* [CHALLENGE]: Everything from the line with "Give me the matplotlib source for this chart." through the line with "plt.rcParams['font.family'] = ['Open", inclusive, should be repeated exactly, except the pictures.

* [PROVIDED INFORMATION]:
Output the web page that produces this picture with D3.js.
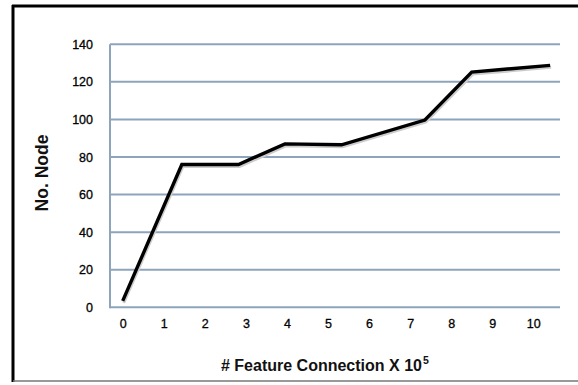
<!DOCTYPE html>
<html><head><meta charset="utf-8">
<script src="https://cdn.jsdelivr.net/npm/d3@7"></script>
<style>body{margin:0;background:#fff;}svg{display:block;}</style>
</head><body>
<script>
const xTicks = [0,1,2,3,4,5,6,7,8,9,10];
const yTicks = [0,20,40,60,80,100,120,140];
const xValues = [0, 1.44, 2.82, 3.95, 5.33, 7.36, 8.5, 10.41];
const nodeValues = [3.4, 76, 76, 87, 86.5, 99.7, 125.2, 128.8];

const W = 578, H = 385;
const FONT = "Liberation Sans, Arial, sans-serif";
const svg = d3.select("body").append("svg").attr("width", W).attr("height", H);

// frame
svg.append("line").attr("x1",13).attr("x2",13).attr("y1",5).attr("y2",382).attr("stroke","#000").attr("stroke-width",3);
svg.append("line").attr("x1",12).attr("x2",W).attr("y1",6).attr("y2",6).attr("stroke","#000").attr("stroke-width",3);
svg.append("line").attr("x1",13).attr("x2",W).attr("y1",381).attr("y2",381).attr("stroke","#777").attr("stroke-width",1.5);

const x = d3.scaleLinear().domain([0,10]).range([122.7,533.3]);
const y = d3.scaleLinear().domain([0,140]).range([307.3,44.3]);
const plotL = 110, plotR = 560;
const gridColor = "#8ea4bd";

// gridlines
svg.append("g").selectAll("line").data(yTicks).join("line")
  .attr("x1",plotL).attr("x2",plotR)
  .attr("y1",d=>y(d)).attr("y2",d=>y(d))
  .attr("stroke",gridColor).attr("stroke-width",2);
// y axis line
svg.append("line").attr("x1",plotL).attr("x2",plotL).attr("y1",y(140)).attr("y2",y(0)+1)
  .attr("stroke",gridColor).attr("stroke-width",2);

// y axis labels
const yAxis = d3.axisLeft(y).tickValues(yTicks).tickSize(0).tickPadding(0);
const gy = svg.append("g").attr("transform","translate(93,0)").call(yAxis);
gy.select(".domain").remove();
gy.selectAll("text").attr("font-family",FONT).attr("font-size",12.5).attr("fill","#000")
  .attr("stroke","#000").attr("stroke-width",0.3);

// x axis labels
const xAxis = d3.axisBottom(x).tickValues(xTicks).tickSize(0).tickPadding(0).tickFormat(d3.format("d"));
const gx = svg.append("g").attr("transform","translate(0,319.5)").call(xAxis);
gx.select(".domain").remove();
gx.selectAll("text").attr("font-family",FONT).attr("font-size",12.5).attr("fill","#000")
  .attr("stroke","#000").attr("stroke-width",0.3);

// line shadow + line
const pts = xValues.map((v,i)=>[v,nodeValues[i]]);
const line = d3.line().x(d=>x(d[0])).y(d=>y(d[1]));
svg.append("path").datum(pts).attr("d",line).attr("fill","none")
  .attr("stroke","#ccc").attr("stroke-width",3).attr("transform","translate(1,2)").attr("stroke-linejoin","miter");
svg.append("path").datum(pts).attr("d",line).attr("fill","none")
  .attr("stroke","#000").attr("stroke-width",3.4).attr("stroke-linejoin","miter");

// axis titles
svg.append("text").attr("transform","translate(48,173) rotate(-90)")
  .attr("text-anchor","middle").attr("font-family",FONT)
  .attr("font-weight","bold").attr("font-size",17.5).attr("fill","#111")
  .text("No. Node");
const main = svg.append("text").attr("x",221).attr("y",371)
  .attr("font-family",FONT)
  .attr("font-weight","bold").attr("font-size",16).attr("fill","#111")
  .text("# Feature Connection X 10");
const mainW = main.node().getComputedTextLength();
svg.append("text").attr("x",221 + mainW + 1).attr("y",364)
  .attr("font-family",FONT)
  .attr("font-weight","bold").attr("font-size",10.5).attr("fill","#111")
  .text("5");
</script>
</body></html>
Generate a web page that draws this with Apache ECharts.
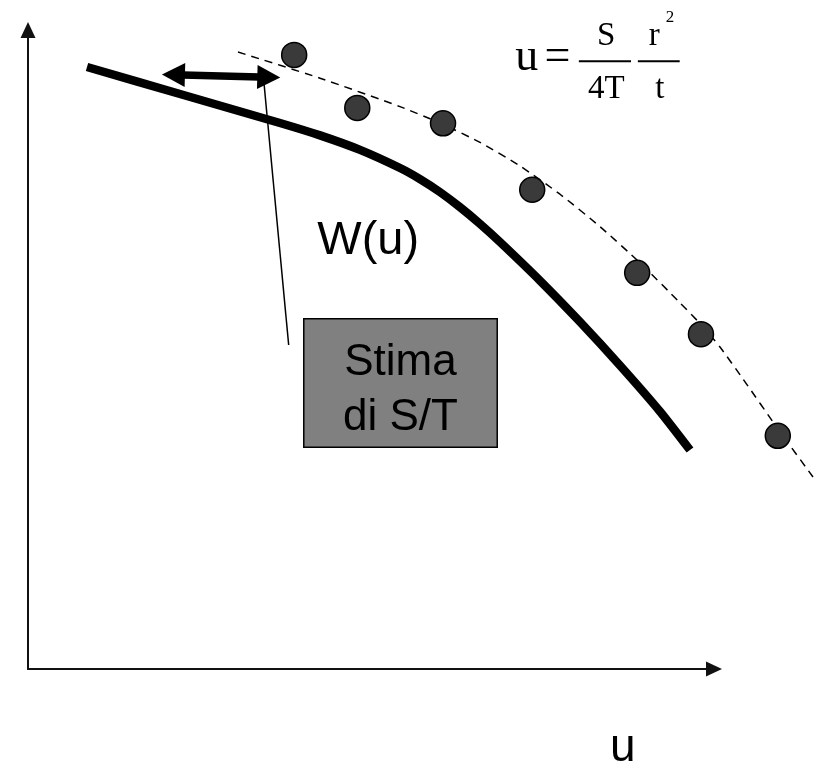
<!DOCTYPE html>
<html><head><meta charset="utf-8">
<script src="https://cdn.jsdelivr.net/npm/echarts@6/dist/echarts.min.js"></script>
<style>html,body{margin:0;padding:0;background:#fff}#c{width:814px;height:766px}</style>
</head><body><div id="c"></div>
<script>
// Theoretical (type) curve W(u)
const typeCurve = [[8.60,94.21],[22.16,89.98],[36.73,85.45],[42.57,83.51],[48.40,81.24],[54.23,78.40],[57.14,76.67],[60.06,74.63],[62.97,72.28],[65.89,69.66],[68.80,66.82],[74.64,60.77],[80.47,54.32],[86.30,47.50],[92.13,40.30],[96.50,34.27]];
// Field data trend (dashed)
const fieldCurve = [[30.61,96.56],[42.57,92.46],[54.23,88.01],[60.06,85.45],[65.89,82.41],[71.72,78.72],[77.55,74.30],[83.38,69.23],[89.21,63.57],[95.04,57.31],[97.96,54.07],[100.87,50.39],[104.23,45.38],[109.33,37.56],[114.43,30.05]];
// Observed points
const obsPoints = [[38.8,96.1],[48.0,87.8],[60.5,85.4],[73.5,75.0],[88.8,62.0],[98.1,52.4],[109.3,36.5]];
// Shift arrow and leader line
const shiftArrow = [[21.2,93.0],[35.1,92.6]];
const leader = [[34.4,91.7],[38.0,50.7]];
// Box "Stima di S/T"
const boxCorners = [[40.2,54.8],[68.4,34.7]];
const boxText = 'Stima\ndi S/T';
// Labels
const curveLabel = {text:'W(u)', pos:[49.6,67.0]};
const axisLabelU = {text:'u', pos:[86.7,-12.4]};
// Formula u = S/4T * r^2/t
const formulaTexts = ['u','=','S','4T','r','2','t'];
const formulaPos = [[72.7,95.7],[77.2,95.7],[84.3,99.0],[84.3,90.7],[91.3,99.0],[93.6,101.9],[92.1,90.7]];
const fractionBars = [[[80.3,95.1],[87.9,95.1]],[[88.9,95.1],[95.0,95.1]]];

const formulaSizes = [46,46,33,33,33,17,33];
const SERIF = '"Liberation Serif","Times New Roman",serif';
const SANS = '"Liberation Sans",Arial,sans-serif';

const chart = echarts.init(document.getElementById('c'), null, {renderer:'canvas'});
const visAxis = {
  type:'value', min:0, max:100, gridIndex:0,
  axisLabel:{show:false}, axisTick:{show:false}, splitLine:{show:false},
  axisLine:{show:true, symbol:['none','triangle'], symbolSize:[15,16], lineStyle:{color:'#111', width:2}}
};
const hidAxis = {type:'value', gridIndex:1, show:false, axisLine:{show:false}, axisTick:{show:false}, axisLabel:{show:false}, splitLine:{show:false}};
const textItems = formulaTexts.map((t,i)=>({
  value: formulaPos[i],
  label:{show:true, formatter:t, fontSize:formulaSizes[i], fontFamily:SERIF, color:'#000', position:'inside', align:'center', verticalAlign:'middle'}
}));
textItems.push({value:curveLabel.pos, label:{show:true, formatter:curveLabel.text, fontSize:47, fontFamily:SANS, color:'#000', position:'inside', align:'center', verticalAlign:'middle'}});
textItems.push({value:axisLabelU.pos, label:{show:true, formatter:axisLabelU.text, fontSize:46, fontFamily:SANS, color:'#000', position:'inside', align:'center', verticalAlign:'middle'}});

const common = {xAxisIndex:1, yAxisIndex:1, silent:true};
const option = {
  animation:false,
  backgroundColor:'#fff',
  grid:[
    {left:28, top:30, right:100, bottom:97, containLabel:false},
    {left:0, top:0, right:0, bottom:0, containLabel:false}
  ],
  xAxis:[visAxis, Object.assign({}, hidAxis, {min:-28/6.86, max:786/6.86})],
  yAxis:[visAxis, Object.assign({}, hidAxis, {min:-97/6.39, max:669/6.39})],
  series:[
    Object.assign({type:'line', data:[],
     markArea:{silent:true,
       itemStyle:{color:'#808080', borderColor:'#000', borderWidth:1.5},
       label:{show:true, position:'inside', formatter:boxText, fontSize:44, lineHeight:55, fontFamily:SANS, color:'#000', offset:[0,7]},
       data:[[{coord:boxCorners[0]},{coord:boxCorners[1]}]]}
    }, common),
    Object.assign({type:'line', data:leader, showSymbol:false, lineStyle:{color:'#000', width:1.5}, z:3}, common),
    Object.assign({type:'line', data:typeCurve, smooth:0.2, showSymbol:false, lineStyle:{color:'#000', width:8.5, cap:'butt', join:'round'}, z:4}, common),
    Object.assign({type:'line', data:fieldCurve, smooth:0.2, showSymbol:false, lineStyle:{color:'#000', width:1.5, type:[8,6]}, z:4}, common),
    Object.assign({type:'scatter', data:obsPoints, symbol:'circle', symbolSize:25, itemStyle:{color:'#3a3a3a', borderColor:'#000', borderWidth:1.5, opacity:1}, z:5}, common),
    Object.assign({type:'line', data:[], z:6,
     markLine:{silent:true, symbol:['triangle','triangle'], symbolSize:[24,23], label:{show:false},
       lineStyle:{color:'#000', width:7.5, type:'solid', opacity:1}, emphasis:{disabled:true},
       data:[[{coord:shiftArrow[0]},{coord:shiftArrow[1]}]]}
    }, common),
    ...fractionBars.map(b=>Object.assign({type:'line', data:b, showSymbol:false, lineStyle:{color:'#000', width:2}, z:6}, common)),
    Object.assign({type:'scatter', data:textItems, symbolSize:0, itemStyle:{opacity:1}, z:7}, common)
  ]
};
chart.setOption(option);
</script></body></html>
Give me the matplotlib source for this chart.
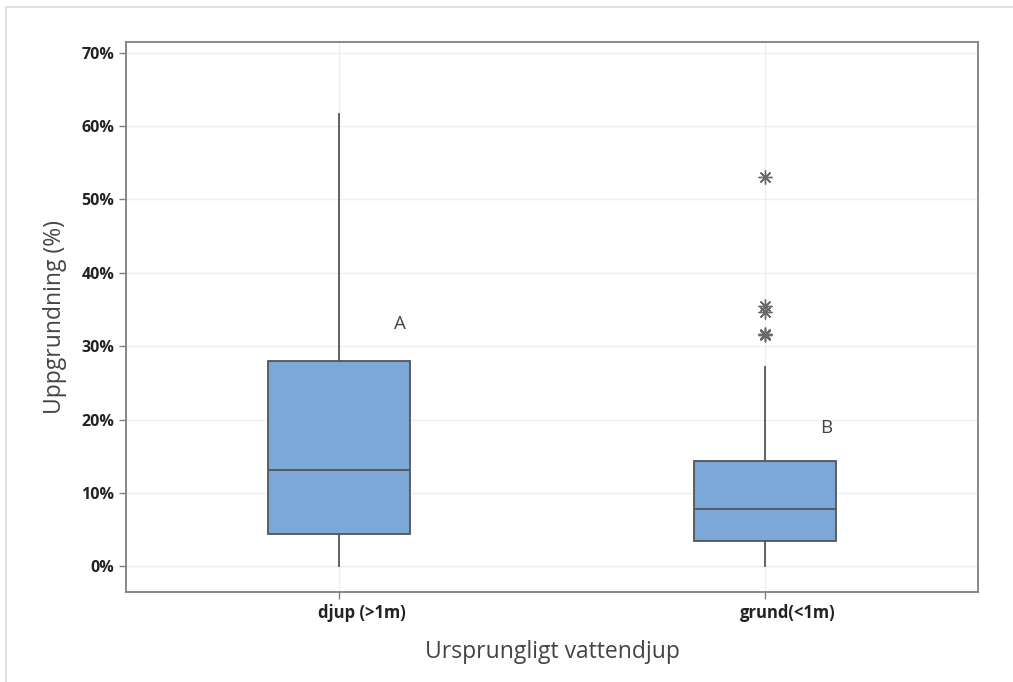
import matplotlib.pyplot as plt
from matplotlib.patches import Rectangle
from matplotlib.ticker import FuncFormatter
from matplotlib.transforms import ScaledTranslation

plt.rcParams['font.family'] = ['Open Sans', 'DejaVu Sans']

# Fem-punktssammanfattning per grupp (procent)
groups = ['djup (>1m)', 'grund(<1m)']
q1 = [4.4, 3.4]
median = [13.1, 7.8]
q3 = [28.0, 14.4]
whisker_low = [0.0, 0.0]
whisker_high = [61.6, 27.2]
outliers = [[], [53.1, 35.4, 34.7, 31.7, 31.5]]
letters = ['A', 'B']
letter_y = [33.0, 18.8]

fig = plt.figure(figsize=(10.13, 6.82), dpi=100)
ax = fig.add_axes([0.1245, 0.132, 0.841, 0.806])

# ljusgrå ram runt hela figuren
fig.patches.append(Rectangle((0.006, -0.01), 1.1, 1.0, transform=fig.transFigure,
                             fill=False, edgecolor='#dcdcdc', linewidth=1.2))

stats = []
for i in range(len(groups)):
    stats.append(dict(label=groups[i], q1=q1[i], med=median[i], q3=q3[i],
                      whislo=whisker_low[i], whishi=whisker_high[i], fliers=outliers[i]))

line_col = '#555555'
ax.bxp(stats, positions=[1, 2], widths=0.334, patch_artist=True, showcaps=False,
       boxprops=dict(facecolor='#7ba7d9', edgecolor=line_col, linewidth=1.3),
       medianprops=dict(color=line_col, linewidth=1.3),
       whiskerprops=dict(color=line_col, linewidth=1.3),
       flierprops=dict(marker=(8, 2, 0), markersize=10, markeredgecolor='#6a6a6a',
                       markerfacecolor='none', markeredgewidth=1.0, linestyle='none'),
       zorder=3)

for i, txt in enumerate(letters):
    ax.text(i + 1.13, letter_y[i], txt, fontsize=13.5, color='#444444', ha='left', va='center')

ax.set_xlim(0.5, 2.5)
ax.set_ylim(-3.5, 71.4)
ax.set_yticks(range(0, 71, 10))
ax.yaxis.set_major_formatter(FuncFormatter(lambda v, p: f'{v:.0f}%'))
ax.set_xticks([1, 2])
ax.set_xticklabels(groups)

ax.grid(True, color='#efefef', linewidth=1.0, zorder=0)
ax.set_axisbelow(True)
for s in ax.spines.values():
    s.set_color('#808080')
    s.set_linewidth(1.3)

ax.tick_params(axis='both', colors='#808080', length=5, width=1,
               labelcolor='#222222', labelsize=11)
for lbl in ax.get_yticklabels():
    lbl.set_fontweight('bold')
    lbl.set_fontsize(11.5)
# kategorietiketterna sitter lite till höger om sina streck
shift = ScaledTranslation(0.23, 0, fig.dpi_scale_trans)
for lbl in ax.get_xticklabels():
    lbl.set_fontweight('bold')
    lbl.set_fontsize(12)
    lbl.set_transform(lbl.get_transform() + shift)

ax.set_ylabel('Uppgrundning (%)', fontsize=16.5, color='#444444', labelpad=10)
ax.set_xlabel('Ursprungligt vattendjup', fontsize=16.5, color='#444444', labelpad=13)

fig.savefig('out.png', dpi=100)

* [WRITTEN SOLUTION]:
Give me the matplotlib source for this chart.
import matplotlib.pyplot as plt
from matplotlib.patches import Rectangle
from matplotlib.ticker import FuncFormatter
from matplotlib.transforms import ScaledTranslation

plt.rcParams['font.family'] = ['Open Sans', 'DejaVu Sans']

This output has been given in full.